==== INFORMATION SUPPLIED ====

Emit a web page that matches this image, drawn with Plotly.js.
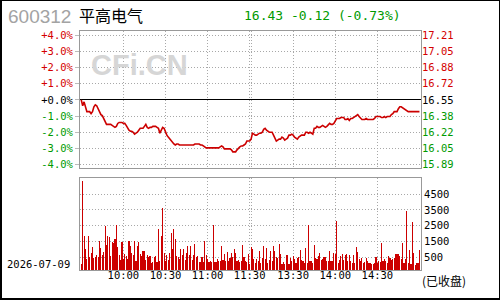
<!DOCTYPE html>
<html><head><meta charset="utf-8">
<script src="https://cdn.plot.ly/plotly-3.0.1.min.js"></script>
<style>
html,body{margin:0;padding:0;background:#fff;}
#wrap{position:relative;width:500px;height:300px;overflow:hidden;}
#chart{width:500px;height:300px;}
#frame{position:absolute;left:0;top:0;width:500px;height:300px;box-sizing:border-box;border-style:solid;border-color:#000;border-width:1px 1px 2px 2px;pointer-events:none;}
</style></head><body>
<div id="wrap"><div id="chart"></div><div id="frame"></div></div>
<script>
const STOCK_CODE = '600312';
const STOCK_NAME = '平高电气';
const TRADE_DATE = '2026-07-09';
const PREV_CLOSE = 16.55;
const LAST_PRICE = 16.43;
const CHANGE = -0.12;
const CHANGE_PCT = -0.73;
const STATUS = '(已收盘)';
const WATERMARK = 'CFi.CN';

// one value per minute: 09:30..11:30 (121) then 13:00..15:00 (121)
const PRICE = [
16.55,16.49,16.53,16.47,16.43,16.43,16.43,16.41,16.43,16.48,
16.50,16.49,16.46,16.42,16.40,16.39,16.36,16.32,16.30,16.30,
16.30,16.30,16.29,16.28,16.27,16.28,16.31,16.32,16.32,16.32,
16.31,16.31,16.29,16.26,16.24,16.23,16.23,16.22,16.20,16.21,
16.22,16.24,16.26,16.26,16.26,16.28,16.30,16.27,16.26,16.27,
16.27,16.28,16.28,16.28,16.27,16.26,16.21,16.24,16.27,16.26,
16.22,16.19,16.17,16.15,16.13,16.11,16.10,16.09,16.10,16.10,
16.09,16.09,16.09,16.09,16.09,16.09,16.09,16.09,16.09,16.09,
16.09,16.10,16.10,16.10,16.10,16.09,16.09,16.08,16.07,16.06,
16.06,16.06,16.06,16.06,16.06,16.06,16.06,16.06,16.06,16.07,
16.08,16.07,16.05,16.05,16.05,16.05,16.05,16.04,16.02,16.02,
16.02,16.04,16.06,16.07,16.08,16.08,16.09,16.10,16.13,16.13,
16.13,
16.15,16.21,16.20,16.19,16.19,16.20,16.21,16.21,16.22,16.25,
16.26,16.24,16.23,16.22,16.22,16.22,16.19,16.15,16.13,16.14,
16.15,16.15,16.17,16.16,16.14,16.15,16.16,16.19,16.19,16.20,
16.19,16.17,16.16,16.15,16.17,16.18,16.19,16.19,16.19,16.22,
16.22,16.21,16.22,16.21,16.20,16.26,16.26,16.28,16.27,16.27,
16.28,16.29,16.28,16.27,16.28,16.30,16.31,16.30,16.30,16.31,
16.34,16.36,16.36,16.36,16.37,16.37,16.37,16.35,16.35,16.36,
16.34,16.36,16.36,16.37,16.38,16.39,16.40,16.38,16.36,16.35,
16.35,16.35,16.36,16.35,16.35,16.35,16.35,16.35,16.36,16.38,
16.38,16.38,16.38,16.37,16.37,16.38,16.37,16.38,16.38,16.38,
16.40,16.41,16.43,16.43,16.43,16.46,16.48,16.48,16.47,16.46,
16.45,16.44,16.43,16.43,16.43,16.43,16.43,16.43,16.43,16.43,
16.43
];

const VOLUME = [
96,5309,1841,1011,380,1841,500,798,1138,457,
520,670,543,1521,1053,628,819,2479,1266,1841,
1777,564,1479,1372,1628,2543,1160,628,308,1479,
372,692,585,415,1521,1202,798,628,1521,245,
1202,1458,692,564,904,926,308,670,500,606,
160,202,543,564,223,2288,287,1841,3628,798,
245,628,308,755,2053,1011,2288,1649,564,543,
415,1011,670,1011,308,755,1202,670,1202,308,
628,1330,500,585,181,181,500,181,1521,628,
415,181,287,181,2543,181,223,415,287,245,
1202,351,692,245,819,245,436,755,500,1011,
755,287,308,202,245,1266,500,287,181,692,
53,
1160,1011,415,160,372,245,883,160,457,1202,
415,1053,160,308,883,245,1202,926,500,479,
1330,692,74,181,96,628,628,74,457,287,
564,394,160,436,543,947,330,287,160,1075,
160,2543,245,245,160,1266,436,415,564,755,
308,372,543,500,245,245,883,245,245,755,
713,2820,160,308,564,692,308,628,692,245,
628,245,138,628,160,1138,819,415,245,457,
160,202,457,245,160,117,96,96,160,500,
160,245,223,1394,287,372,287,160,585,457,
308,415,479,692,713,692,564,415,1415,160,
415,3458,160,947,96,2734,755,32,160,160,
947
];

const PCT_TICKS = [4, 3, 2, 1, 0, -1, -2, -3, -4];
const PCT_LABELS = ['+4.0%','+3.0%','+2.0%','+1.0%','+0.0%','-1.0%','-2.0%','-3.0%','-4.0%'];
const PRICE_LABELS = ['17.21','17.05','16.88','16.72','16.55','16.38','16.22','16.05','15.89'];
const VOL_TICKS = [500, 1500, 2500, 3500, 4500];
const VOL_LABELS = ['500','1500','2500','3500','4500'];
const TIME_TICKS = [30, 60, 90, 120, 121, 151, 181, 211];
const TIME_LABELS = ['10:00','10:30','11:00','11:30','','13:30','14:00','14:30'];

// ---- styling / geometry ----
const W = 500, H = 300, ML = 80, MR = 79, MT = 31, MB = 30;
const PW = W - ML - MR, PH = H - MT - MB;
const px2x = p => (p - ML) / PW;
const py2y = p => (H - MB - p) / PH;
const RED = '#d40000', GREEN = '#009a00', GRID = '#a8a8a8', FRAME = '#999999', DOT = '1px,2px';
const MONO = 'DejaVu Sans Mono', CJK = 'Noto Sans CJK SC';
const TICKFONT = {family: MONO, size: 10.5, color: '#000'};

const idx = PRICE.map((_, i) => i);
const pctChange = PRICE.map(p => (p / PREV_CLOSE - 1) * 100);
const PCT_RANGE = [-4.2, 4.25];
const colorFor = p => p > 0 ? RED : (p < 0 ? GREEN : '#000');
const pctText = PCT_LABELS.map((t, k) => `<span style="color:${colorFor(PCT_TICKS[k])}">${t}</span>`);
const priceText = PRICE_LABELS.map((t, k) => `<span style="color:${colorFor(PCT_TICKS[k])}">${t}</span>`);
const VOL_FLOOR = -310, VOL_CEIL = 5520;
const XR = [-0.9, 242.1];

const traces = [
  {type: 'scatter', mode: 'lines', x: idx, y: pctChange, xaxis: 'x', yaxis: 'y',
   line: {color: '#cc0000', width: 1.6}, hoverinfo: 'skip', showlegend: false},
  {type: 'scatter', mode: 'lines', x: [idx[0]], y: [0], xaxis: 'x', yaxis: 'y3',
   line: {width: 0}, opacity: 0, hoverinfo: 'skip', showlegend: false},
  {type: 'bar', x: idx, y: VOLUME.map(v => v - VOL_FLOOR), base: VOL_FLOOR, xaxis: 'x2', yaxis: 'y2',
   width: 0.8, marker: {color: '#cc0000', line: {width: 0}}, hoverinfo: 'skip', showlegend: false}
];

const xCommon = {range: XR, tickvals: TIME_TICKS, ticktext: TIME_LABELS, showgrid: true, gridcolor: GRID,
  griddash: DOT, gridwidth: 1, showline: true, mirror: true, linecolor: FRAME, linewidth: 1,
  zeroline: false, ticks: '', tickfont: TICKFONT, fixedrange: true};

const layout = {
  width: W, height: H, margin: {l: ML, r: MR, t: MT, b: MB, pad: 0},
  paper_bgcolor: '#fff', plot_bgcolor: '#fff', showlegend: false, hovermode: false, bargap: 0,
  xaxis: Object.assign({}, xCommon, {domain: [0, 1], anchor: 'y', showticklabels: false}),
  xaxis2: Object.assign({}, xCommon, {domain: [0, 1], anchor: 'y2', showticklabels: true, ticklabelstandoff: -5}),
  yaxis: {domain: [py2y(168), 1], anchor: 'x', range: PCT_RANGE, tickvals: PCT_TICKS, ticktext: pctText,
    ticks: 'outside', ticklen: 4, tickcolor: '#bbbbbb', tickwidth: 1, showgrid: true, gridcolor: GRID, griddash: DOT,
    showline: true, mirror: true, linecolor: FRAME, linewidth: 1,
    zeroline: true, zerolinecolor: '#000', zerolinewidth: 1, tickfont: TICKFONT, fixedrange: true},
  yaxis3: {overlaying: 'y', anchor: 'x', side: 'right', range: PCT_RANGE, tickvals: PCT_TICKS, ticktext: priceText,
    ticks: '', showgrid: false, showline: false, zeroline: false, tickfont: TICKFONT, fixedrange: true},
  yaxis2: {domain: [0, py2y(178)], anchor: 'x2', side: 'right', range: [VOL_FLOOR, VOL_CEIL],
    tickvals: VOL_TICKS, ticktext: VOL_LABELS, ticks: '', showgrid: true, gridcolor: GRID, griddash: DOT,
    showline: true, mirror: true, linecolor: FRAME, linewidth: 1, zeroline: false, tickfont: TICKFONT, fixedrange: true},
  annotations: [
    {xref: 'paper', yref: 'paper', x: px2x(139), y: py2y(65), xanchor: 'center', yanchor: 'middle', showarrow: false,
     text: '<b>' + WATERMARK + '</b>', font: {family: 'Liberation Sans', size: 29, color: '#d6d6d6'}},
    {xref: 'paper', yref: 'paper', x: px2x(6), y: py2y(16.5), xanchor: 'left', yanchor: 'middle', showarrow: false,
     text: STOCK_CODE, font: {family: 'Liberation Sans', size: 19, color: '#a3a3a3'}},
    {xref: 'paper', yref: 'paper', x: px2x(77), y: py2y(14.5), xanchor: 'left', yanchor: 'middle', showarrow: false,
     text: STOCK_NAME, font: {family: CJK, size: 16, color: '#000'}},
    {xref: 'paper', yref: 'paper', x: px2x(242), y: py2y(15), xanchor: 'left', yanchor: 'middle', showarrow: false,
     text: `${LAST_PRICE.toFixed(2)} ${CHANGE.toFixed(2)} (${CHANGE_PCT.toFixed(2)}%)`,
     font: {family: MONO, size: 13, color: GREEN}},
    {xref: 'paper', yref: 'paper', x: px2x(5), y: py2y(263.5), xanchor: 'left', yanchor: 'middle', showarrow: false,
     text: TRADE_DATE, font: {family: MONO, size: 10.5, color: '#000'}},
    {xref: 'paper', yref: 'paper', x: px2x(420), y: py2y(280), xanchor: 'left', yanchor: 'middle', showarrow: false,
     text: STATUS, font: {family: CJK, size: 12, color: '#000'}}
  ]
};

Plotly.newPlot('chart', traces, layout, {staticPlot: true, displayModeBar: false});
</script>
</body></html>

====

Give again, exactly, the lines from the start of the data through the one holding "const WATERMARK = 'CFi.CN';"; omit the pictures.

Emit a web page that matches this image, drawn with Plotly.js.
<!DOCTYPE html>
<html><head><meta charset="utf-8">
<script src="https://cdn.plot.ly/plotly-3.0.1.min.js"></script>
<style>
html,body{margin:0;padding:0;background:#fff;}
#wrap{position:relative;width:500px;height:300px;overflow:hidden;}
#chart{width:500px;height:300px;}
#frame{position:absolute;left:0;top:0;width:500px;height:300px;box-sizing:border-box;border-style:solid;border-color:#000;border-width:1px 1px 2px 2px;pointer-events:none;}
</style></head><body>
<div id="wrap"><div id="chart"></div><div id="frame"></div></div>
<script>
const STOCK_CODE = '600312';
const STOCK_NAME = '平高电气';
const TRADE_DATE = '2026-07-09';
const PREV_CLOSE = 16.55;
const LAST_PRICE = 16.43;
const CHANGE = -0.12;
const CHANGE_PCT = -0.73;
const STATUS = '(已收盘)';
const WATERMARK = 'CFi.CN';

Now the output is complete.